In the afternoon, Xi Jinping and his entourage visited the new campus of the University of Macau and toured the residential colleges, interacting with students. Xi Jinping first viewed the model and listened to the introduction by the then-President Zhao Wei. The President first talked about the overall planning, history and educational philosophy of the University of Macau, and then gave a special introduction to the scientific research achievements of the State Key Laboratory of Analog and Mixed-Signal VLSI and the State Key Laboratory of Quality Research in Chinese Medicine. Finally, he introduced the rare ancient books in the University of Macau Library to Xi Jinping. Afterwards, Xi Jinping and his entourage visited one of the residential colleges, Cheng Yu Tung College, where they were greeted by Cheng Haidong, Vice President of the University of Macau, and Zhong Ling, Dean of the college. Xi Jinping listened to their introduction of the college system and facilities. While passing through the discussion room, there was a discussion held by 16 local students and 4 mainland students on the theme of "Traditional Chinese Culture and Contemporary Youth". Xi Jinping also participated in the discussion, interacting with the students and talking about the influence of Chinese culture on Macau. Finally, Xi Jinping donated a batch of books to the University of Macau.

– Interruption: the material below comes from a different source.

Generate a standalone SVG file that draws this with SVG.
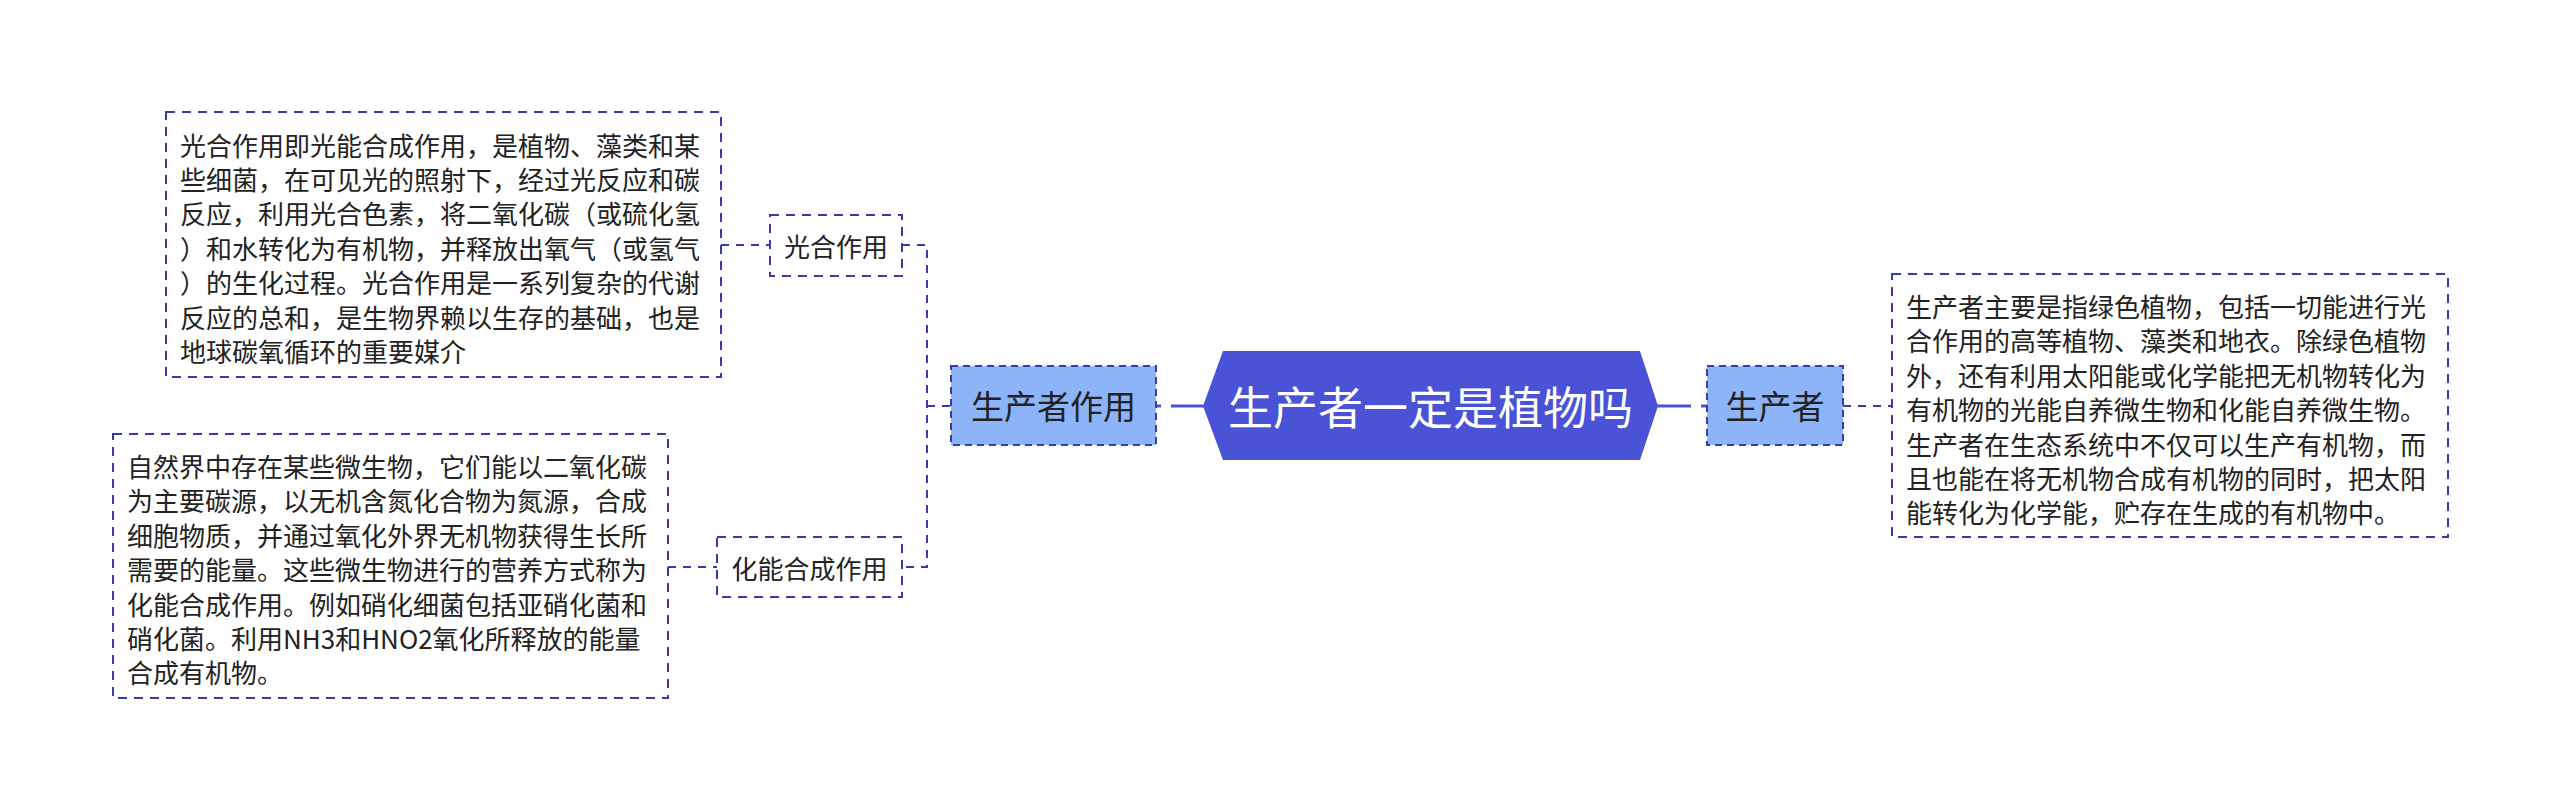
<svg xmlns="http://www.w3.org/2000/svg" width="2560" height="812" viewBox="0 0 2560 812">
<style>
text{font-family:"Noto Sans CJK SC","Noto Sans",sans-serif;fill:#222;dominant-baseline:central}
.big{font-size:26px}
.box{fill:#fff;stroke:#363cae;stroke-width:2;stroke-dasharray:9 7}
.sub{fill:#8db3f9;stroke:#363cae;stroke-width:2;stroke-dasharray:7 5}
.lbl{font-size:26px;text-anchor:middle}
.lbl2{font-size:33px;text-anchor:middle}
.dash{fill:none;stroke:#363cae;stroke-width:2;stroke-dasharray:8 7}
.solid{fill:none;stroke:#4a52d6;stroke-width:3}
</style>
<rect width="2560" height="812" fill="#fff"/>
<g id="connectors">
<path class="dash" d="M721,245 H770"/>
<path class="dash" d="M902,245 H927 V567 H902"/>
<path class="dash" d="M927,406 H951"/>
<path class="dash" d="M668,567 H717"/>
<path class="solid" d="M1156,406 H1161 M1171,406 H1204"/>
<path class="solid" d="M1657,406 H1691 M1701,406 H1707"/>
<path class="dash" d="M1843,406 H1892"/>
</g>
<g id="root">
<polygon points="1203,406 1223,351 1640,351 1658,406 1640,460 1223,460" fill="#4a52d6"/>
<text x="1430.5" y="405" style="font-size:45px;fill:#fff;text-anchor:middle">生产者一定是植物吗</text>
</g>
<g id="n-zuoyong">
<rect class="sub" x="951" y="366" width="205" height="79"/>
<text class="lbl2" x="1053.5" y="405">生产者作用</text>
</g>
<g id="n-shengchanzhe">
<rect class="sub" x="1707" y="366" width="136" height="79"/>
<text class="lbl2" x="1775" y="405">生产者</text>
</g>
<g id="n-guanghe">
<rect class="box" x="770" y="215" width="132" height="61"/>
<text class="lbl" x="836" y="245">光合作用</text>
</g>
<g id="n-huaneng">
<rect class="box" x="717" y="537" width="185" height="60"/>
<text class="lbl" x="809.5" y="567">化能合成作用</text>
</g>
<g id="n-guanghe-desc">
<rect class="box" x="166" y="112" width="555" height="265"/>
<text class="big" x="180">
<tspan x="180" y="143.5">光合作用即光能合成作用，是植物、藻类和某</tspan>
<tspan x="180" y="177.9">些细菌，在可见光的照射下，经过光反应和碳</tspan>
<tspan x="180" y="212.3">反应，利用光合色素，将二氧化碳（或硫化氢</tspan>
<tspan x="180" y="246.7">）和水转化为有机物，并释放出氧气（或氢气</tspan>
<tspan x="180" y="281.1">）的生化过程。光合作用是一系列复杂的代谢</tspan>
<tspan x="180" y="315.5">反应的总和，是生物界赖以生存的基础，也是</tspan>
<tspan x="180" y="349.9">地球碳氧循环的重要媒介</tspan>
</text>
</g>
<g id="n-huaneng-desc">
<rect class="box" x="113" y="434" width="555" height="264"/>
<text class="big" x="127">
<tspan x="127" y="465">自然界中存在某些微生物，它们能以二氧化碳</tspan>
<tspan x="127" y="499.4">为主要碳源，以无机含氮化合物为氮源，合成</tspan>
<tspan x="127" y="533.8">细胞物质，并通过氧化外界无机物获得生长所</tspan>
<tspan x="127" y="568.2">需要的能量。这些微生物进行的营养方式称为</tspan>
<tspan x="127" y="602.6">化能合成作用。例如硝化细菌包括亚硝化菌和</tspan>
<tspan x="127" y="637">硝化菌。利用NH3和HNO2氧化所释放的能量</tspan>
<tspan x="127" y="671.4">合成有机物。</tspan>
</text>
</g>
<g id="n-shengchanzhe-desc">
<rect class="box" x="1892" y="274" width="556" height="263"/>
<text class="big" x="1906">
<tspan x="1906" y="305">生产者主要是指绿色植物，包括一切能进行光</tspan>
<tspan x="1906" y="339.4">合作用的高等植物、藻类和地衣。除绿色植物</tspan>
<tspan x="1906" y="373.8">外，还有利用太阳能或化学能把无机物转化为</tspan>
<tspan x="1906" y="408.2">有机物的光能自养微生物和化能自养微生物。</tspan>
<tspan x="1906" y="442.6">生产者在生态系统中不仅可以生产有机物，而</tspan>
<tspan x="1906" y="477">且也能在将无机物合成有机物的同时，把太阳</tspan>
<tspan x="1906" y="511.4">能转化为化学能，贮存在生成的有机物中。</tspan>
</text>
</g>
</svg>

In addition, accompanied by Mrs. Huo Huifen, wife of Cui Shi'an, Xi Jinping's wife Peng Liyuan visited the Zheng Family Mansion, a century-old mansion with a combination of Chinese and Western architectural features. In front of the model of the Zheng Family Mansion, the old wooden beams, and the distinctive shell windows, Peng Liyuan stopped from time to time to look carefully and learn about its history, repair, and protection. Seeing that the ancient buildings of the Zheng Family Mansion were well protected, she expressed her approval. Peng Liyuan enjoyed the national intangible cultural heritage "Nanyin storytelling" in the Zheng Family Mansion and praised the artists' superb performance. She also learned with great interest about the differences between Macau Nanyin and other Nanyin, and expressed her hope that the old artists would teach more young students to pass on Chinese culture well.

Xi Jinping then concluded his various activities in Macau and returned to Beijing by special plane at Macau International Airport. Subsequently, Li Gang, then director of the Liaison Office of the Central People's Government in Macau, summarized Xi Jinping's trip to the media and pointed out that Xi Jinping's series of speeches fully expressed the central government's firm support for Macau and its confidence in Macau's future development, and demonstrated the central government's expectations for the SAR's governing team and all sectors of society. He believed that it would definitely add new impetus to Macau's development, and summarized Xi Jinping's series of speeches during his stay in Macau from five aspects.